▶ [Records to process]
- - - - -
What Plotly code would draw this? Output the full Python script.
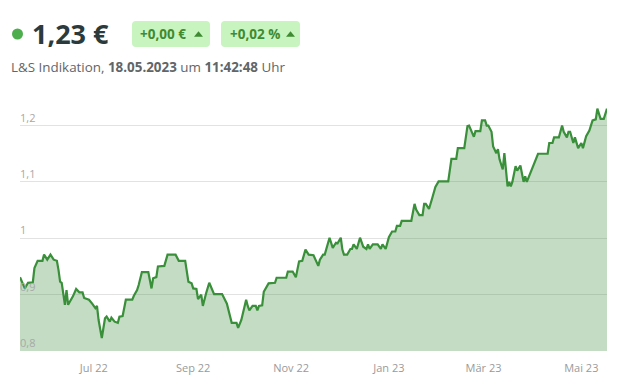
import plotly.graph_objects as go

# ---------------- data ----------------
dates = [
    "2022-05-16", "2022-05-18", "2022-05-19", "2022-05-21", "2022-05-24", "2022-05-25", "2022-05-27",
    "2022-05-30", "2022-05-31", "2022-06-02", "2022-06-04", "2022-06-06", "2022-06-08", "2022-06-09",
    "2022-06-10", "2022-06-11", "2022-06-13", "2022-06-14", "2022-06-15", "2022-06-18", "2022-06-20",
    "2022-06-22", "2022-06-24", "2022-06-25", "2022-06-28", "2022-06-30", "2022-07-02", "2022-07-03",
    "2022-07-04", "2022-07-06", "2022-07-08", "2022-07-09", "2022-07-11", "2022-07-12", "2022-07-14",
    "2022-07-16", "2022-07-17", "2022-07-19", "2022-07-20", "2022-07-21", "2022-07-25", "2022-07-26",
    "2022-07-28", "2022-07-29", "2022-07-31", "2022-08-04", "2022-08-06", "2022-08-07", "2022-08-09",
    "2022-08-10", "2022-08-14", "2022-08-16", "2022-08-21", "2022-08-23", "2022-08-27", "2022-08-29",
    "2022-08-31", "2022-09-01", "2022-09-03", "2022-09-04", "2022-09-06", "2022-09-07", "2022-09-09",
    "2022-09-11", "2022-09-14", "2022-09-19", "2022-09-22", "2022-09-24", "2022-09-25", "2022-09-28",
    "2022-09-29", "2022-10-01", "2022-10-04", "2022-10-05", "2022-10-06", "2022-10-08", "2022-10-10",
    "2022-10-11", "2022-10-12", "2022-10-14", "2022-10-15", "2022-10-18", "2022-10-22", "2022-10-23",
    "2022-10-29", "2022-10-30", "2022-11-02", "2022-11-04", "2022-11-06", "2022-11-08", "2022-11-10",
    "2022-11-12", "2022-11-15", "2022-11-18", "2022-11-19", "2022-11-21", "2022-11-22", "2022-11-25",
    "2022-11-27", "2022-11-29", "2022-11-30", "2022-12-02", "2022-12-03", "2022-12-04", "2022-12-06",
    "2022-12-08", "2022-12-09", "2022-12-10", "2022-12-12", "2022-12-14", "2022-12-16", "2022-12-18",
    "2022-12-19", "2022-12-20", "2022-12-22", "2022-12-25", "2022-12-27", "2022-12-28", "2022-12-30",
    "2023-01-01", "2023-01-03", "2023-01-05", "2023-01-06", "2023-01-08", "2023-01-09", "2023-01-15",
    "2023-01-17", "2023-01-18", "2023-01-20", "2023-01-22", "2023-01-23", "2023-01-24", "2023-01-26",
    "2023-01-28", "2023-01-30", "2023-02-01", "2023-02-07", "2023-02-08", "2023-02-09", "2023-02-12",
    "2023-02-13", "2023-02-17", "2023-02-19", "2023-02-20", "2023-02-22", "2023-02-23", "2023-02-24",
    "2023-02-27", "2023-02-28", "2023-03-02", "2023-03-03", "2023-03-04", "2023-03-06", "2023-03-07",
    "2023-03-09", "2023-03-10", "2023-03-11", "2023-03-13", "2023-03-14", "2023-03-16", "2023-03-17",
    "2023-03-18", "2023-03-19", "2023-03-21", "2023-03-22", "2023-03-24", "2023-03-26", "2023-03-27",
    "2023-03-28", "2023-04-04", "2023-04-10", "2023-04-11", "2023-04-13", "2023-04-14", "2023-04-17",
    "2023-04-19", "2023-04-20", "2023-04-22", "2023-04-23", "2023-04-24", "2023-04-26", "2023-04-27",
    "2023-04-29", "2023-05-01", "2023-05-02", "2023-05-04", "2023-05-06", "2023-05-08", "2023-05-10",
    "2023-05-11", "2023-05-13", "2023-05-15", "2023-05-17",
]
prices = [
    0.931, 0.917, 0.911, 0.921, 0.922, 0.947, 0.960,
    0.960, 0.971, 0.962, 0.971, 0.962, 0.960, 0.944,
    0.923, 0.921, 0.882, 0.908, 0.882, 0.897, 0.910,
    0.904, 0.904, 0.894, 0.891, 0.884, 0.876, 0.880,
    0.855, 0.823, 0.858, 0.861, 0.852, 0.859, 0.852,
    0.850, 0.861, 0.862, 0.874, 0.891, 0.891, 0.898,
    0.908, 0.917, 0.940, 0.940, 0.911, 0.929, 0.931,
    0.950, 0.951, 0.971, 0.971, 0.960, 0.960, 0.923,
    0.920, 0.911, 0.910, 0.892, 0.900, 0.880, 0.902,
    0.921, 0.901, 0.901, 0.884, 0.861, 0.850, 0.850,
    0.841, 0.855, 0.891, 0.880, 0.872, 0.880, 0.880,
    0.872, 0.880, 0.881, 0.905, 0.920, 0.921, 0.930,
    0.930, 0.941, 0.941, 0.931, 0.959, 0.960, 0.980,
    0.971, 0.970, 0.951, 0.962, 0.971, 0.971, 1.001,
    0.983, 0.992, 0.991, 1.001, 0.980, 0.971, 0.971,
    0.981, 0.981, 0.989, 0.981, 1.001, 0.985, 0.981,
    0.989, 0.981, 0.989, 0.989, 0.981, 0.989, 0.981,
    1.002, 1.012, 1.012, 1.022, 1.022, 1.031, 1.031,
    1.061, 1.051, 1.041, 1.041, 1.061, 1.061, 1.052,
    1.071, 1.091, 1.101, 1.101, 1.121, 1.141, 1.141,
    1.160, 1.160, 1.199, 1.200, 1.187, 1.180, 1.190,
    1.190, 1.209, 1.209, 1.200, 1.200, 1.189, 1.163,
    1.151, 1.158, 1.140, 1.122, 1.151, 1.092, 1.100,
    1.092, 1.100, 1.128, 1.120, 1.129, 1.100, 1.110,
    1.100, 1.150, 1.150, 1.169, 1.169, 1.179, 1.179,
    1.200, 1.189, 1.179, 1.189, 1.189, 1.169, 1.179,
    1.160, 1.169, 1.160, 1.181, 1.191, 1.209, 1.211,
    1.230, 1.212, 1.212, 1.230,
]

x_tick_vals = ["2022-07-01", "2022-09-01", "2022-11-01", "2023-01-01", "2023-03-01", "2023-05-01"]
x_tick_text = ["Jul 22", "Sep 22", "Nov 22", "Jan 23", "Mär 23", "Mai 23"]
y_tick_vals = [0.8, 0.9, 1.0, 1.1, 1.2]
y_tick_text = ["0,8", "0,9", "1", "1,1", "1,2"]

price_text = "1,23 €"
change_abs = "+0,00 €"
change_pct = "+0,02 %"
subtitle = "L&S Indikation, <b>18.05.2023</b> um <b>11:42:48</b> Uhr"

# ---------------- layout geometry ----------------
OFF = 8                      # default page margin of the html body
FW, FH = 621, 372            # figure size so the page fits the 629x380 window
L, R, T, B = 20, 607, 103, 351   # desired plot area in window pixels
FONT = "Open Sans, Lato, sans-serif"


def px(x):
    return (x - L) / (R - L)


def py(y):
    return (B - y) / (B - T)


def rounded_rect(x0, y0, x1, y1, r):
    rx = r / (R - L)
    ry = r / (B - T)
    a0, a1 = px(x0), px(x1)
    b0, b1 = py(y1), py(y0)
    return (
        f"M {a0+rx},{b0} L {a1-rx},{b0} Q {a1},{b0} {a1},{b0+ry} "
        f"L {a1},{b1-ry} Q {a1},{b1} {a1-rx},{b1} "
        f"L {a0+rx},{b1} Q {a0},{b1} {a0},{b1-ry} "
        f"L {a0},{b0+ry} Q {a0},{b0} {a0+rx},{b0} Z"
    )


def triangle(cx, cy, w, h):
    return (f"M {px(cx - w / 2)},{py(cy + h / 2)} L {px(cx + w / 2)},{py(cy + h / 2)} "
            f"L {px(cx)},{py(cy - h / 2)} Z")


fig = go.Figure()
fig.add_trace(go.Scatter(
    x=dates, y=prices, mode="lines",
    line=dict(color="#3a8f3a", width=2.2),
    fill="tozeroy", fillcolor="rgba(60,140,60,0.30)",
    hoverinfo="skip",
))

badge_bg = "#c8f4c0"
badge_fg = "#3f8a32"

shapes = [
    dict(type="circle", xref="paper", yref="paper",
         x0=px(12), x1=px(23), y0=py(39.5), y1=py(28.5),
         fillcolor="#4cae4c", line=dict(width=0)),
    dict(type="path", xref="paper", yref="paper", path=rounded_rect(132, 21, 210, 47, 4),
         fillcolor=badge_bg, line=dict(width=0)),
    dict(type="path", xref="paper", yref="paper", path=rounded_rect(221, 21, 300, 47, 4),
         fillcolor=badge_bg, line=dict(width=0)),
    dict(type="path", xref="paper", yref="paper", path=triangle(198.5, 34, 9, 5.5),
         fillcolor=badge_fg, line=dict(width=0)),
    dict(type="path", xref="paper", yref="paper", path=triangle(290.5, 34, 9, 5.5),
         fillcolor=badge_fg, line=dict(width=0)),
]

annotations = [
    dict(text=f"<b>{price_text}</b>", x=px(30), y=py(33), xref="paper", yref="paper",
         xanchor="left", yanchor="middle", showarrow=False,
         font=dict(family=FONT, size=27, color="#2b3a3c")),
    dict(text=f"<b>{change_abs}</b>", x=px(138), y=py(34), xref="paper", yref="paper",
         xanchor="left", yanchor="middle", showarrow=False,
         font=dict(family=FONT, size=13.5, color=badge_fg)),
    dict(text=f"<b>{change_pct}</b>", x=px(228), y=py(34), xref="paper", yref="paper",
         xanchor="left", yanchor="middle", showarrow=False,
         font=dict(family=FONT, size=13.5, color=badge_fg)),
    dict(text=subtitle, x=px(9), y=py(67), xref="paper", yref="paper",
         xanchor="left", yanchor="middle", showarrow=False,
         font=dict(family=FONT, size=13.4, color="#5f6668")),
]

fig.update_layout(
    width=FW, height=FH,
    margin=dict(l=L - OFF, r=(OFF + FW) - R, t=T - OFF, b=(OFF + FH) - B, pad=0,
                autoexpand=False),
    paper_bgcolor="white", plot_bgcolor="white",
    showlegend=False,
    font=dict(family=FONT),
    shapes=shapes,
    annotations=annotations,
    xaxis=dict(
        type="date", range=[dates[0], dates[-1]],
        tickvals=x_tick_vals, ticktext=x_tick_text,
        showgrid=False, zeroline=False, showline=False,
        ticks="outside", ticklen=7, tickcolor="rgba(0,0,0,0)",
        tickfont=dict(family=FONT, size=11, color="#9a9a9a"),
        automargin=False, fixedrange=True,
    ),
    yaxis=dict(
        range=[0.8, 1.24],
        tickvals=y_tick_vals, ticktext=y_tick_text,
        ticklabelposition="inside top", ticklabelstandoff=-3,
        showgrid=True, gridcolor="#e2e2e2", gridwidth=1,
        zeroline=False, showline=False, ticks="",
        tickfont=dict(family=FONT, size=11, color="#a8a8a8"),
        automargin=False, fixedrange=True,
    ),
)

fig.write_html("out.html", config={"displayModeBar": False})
- - - - -
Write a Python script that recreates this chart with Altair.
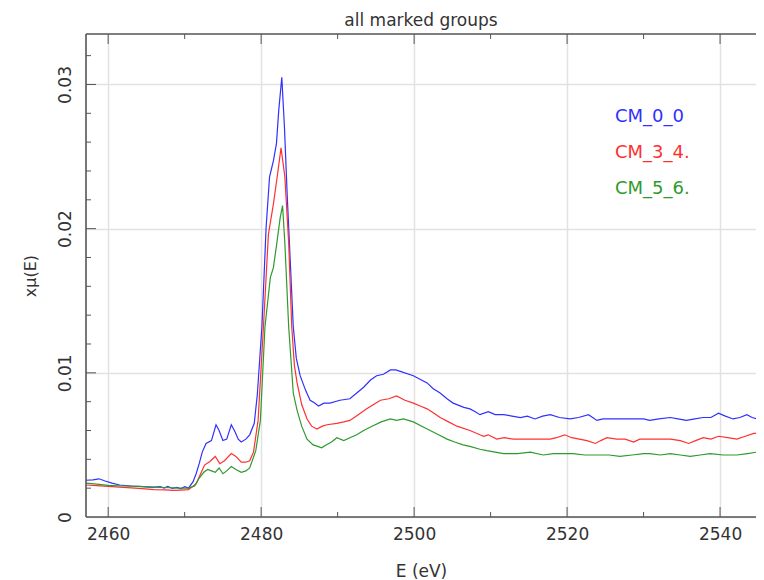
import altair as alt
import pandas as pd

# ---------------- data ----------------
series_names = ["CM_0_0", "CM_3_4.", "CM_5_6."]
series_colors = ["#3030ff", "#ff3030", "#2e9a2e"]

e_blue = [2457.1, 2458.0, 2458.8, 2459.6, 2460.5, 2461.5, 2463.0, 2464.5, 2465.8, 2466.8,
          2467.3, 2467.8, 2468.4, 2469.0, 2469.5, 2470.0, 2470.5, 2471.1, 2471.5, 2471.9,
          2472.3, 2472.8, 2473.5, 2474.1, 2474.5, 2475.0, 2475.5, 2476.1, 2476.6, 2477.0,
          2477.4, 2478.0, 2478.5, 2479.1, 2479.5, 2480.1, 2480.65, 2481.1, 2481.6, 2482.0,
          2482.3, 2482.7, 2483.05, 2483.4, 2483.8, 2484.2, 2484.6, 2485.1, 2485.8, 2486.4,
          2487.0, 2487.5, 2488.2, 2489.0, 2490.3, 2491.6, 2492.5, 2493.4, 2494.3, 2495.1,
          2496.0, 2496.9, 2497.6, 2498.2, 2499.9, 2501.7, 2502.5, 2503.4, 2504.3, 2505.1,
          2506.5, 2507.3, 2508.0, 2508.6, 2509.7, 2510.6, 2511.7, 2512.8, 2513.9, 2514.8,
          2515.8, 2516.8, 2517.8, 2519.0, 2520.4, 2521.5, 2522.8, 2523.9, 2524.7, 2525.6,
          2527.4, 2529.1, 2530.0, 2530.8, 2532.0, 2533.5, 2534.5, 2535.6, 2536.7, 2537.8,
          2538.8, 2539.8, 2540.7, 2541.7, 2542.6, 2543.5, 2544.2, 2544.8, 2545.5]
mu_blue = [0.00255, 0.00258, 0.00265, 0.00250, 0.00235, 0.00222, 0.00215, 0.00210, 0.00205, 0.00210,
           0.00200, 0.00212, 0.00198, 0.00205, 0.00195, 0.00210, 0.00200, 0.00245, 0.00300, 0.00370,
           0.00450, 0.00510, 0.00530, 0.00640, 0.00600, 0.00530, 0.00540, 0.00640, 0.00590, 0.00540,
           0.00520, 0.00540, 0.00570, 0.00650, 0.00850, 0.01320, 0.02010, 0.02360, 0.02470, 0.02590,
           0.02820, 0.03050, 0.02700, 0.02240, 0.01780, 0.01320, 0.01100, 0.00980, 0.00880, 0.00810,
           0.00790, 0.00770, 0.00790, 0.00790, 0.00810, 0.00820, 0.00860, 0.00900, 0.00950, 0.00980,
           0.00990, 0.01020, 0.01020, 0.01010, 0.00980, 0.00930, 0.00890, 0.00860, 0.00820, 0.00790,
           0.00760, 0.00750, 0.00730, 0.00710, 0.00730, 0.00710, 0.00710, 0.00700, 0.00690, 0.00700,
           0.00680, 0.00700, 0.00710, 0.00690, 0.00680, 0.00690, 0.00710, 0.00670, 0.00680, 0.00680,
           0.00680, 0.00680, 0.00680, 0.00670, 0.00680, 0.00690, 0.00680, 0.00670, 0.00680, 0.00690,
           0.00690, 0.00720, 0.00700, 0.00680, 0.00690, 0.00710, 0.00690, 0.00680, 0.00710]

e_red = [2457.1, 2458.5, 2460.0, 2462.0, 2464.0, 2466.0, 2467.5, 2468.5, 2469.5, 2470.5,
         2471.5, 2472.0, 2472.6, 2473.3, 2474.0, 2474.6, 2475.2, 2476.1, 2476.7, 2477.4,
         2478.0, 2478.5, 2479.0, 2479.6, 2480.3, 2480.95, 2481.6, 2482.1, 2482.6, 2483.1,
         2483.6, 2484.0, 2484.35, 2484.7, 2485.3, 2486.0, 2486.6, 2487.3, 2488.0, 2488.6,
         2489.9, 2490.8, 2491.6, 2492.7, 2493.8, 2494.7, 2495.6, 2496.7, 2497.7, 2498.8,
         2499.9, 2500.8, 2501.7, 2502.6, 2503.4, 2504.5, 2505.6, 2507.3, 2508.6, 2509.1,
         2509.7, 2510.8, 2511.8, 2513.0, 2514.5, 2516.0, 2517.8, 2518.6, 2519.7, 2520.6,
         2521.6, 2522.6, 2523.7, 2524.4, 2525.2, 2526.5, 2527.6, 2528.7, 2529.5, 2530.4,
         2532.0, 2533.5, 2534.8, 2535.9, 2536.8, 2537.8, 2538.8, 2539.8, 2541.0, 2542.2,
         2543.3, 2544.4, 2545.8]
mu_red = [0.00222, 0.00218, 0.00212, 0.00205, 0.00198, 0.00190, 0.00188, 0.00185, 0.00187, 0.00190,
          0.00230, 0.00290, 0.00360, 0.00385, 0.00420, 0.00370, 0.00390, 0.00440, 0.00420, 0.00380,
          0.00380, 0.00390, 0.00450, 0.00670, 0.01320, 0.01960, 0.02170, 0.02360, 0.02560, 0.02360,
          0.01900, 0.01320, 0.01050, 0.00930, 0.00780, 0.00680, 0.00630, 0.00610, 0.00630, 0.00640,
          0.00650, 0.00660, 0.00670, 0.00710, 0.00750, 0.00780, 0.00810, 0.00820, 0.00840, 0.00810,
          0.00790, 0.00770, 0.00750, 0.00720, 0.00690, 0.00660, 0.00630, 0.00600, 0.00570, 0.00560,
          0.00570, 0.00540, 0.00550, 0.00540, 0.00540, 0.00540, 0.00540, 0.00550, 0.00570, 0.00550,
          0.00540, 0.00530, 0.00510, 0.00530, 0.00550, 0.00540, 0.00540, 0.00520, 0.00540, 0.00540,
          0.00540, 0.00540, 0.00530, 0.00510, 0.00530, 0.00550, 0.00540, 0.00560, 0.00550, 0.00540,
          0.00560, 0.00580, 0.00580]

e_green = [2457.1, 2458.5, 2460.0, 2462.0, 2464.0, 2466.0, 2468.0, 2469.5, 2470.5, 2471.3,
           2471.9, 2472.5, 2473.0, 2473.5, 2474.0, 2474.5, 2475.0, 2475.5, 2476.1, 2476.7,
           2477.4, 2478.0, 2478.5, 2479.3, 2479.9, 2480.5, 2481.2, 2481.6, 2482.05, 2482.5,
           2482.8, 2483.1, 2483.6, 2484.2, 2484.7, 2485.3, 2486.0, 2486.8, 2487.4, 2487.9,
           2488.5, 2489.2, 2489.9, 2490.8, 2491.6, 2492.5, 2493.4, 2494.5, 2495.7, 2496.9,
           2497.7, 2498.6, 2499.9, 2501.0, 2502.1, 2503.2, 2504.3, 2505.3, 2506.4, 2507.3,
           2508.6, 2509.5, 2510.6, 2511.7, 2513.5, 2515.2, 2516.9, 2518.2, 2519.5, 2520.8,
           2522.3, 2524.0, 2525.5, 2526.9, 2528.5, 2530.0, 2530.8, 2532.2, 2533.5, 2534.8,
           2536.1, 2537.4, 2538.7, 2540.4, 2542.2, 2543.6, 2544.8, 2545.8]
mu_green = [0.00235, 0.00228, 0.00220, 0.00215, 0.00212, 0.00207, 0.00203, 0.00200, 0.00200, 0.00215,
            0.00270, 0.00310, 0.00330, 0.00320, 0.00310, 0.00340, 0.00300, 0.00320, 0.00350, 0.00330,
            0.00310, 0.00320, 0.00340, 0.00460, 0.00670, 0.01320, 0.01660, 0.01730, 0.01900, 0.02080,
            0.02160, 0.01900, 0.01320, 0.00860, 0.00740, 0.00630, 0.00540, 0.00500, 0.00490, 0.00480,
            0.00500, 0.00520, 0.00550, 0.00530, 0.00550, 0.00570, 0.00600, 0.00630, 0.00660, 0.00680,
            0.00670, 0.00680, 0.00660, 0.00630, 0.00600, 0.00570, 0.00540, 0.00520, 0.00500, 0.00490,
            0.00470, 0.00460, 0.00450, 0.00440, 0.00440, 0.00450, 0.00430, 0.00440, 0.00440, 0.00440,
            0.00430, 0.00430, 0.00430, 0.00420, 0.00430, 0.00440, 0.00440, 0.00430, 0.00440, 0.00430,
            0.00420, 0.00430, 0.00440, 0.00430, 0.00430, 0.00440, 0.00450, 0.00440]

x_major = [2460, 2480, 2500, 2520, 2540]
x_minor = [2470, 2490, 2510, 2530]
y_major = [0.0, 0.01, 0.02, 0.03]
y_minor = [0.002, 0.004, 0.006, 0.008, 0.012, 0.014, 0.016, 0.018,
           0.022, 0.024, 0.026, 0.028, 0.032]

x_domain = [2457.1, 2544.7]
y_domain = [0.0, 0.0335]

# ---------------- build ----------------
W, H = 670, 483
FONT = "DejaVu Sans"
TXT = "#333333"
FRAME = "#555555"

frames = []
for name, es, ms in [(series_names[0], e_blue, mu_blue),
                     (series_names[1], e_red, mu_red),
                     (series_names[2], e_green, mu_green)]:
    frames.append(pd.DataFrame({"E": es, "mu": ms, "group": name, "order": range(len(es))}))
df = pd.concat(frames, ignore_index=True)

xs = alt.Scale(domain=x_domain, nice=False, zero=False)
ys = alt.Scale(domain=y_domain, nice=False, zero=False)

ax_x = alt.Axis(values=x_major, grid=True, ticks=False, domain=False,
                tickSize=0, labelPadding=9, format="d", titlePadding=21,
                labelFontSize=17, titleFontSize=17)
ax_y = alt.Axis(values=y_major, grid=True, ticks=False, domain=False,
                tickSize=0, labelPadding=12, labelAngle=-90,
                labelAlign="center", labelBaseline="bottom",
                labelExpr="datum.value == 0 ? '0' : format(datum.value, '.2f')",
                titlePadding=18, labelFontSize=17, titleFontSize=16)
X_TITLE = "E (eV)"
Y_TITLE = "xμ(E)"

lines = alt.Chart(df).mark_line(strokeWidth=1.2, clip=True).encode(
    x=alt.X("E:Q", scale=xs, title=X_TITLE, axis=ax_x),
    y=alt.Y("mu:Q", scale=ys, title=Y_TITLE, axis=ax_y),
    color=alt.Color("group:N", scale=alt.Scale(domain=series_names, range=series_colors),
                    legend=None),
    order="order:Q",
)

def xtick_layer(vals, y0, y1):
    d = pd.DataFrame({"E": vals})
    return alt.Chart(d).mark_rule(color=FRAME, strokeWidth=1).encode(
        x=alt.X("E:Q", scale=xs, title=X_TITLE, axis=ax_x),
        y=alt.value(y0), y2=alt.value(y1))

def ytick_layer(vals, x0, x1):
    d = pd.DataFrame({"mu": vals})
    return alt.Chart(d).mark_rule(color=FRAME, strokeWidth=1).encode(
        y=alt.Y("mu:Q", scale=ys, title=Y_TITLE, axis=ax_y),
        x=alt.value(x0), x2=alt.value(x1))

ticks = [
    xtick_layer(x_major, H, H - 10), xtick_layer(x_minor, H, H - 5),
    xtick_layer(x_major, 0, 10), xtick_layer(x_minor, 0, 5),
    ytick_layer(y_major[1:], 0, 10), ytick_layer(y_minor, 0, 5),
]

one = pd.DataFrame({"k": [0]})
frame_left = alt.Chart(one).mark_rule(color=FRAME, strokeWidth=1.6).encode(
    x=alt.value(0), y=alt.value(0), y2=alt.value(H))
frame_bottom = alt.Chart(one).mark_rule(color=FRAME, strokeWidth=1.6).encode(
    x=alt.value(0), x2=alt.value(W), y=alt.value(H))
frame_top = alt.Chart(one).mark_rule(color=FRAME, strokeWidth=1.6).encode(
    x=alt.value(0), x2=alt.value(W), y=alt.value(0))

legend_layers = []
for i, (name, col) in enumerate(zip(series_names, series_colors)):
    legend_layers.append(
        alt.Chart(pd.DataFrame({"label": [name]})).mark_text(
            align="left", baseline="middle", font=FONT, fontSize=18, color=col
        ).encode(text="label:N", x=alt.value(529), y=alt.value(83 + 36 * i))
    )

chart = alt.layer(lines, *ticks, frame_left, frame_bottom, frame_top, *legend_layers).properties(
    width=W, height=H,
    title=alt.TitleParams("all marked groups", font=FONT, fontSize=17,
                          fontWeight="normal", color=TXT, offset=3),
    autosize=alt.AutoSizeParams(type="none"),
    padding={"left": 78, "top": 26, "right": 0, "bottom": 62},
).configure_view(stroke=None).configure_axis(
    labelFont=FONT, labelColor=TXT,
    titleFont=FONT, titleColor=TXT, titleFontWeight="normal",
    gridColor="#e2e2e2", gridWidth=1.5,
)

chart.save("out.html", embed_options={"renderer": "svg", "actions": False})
- - - - -
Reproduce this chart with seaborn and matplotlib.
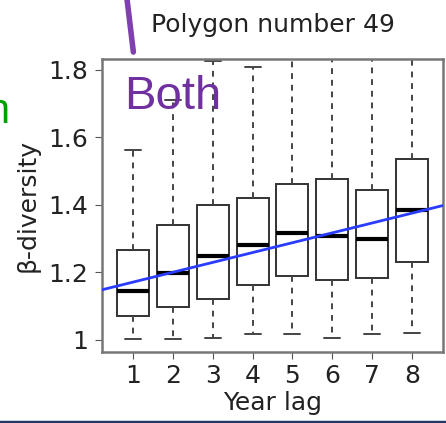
- - - - -
▶ [Goal of the exercise]
The material above holds pictures; leave them out. Repeat exactly the lines from the one containing "What Plotly code" through the one containing "import plotly.graph_objects as go", and nothing else.

▶ [Solution for this problem]
What Plotly code would draw this? Output the full Python script.
import plotly.graph_objects as go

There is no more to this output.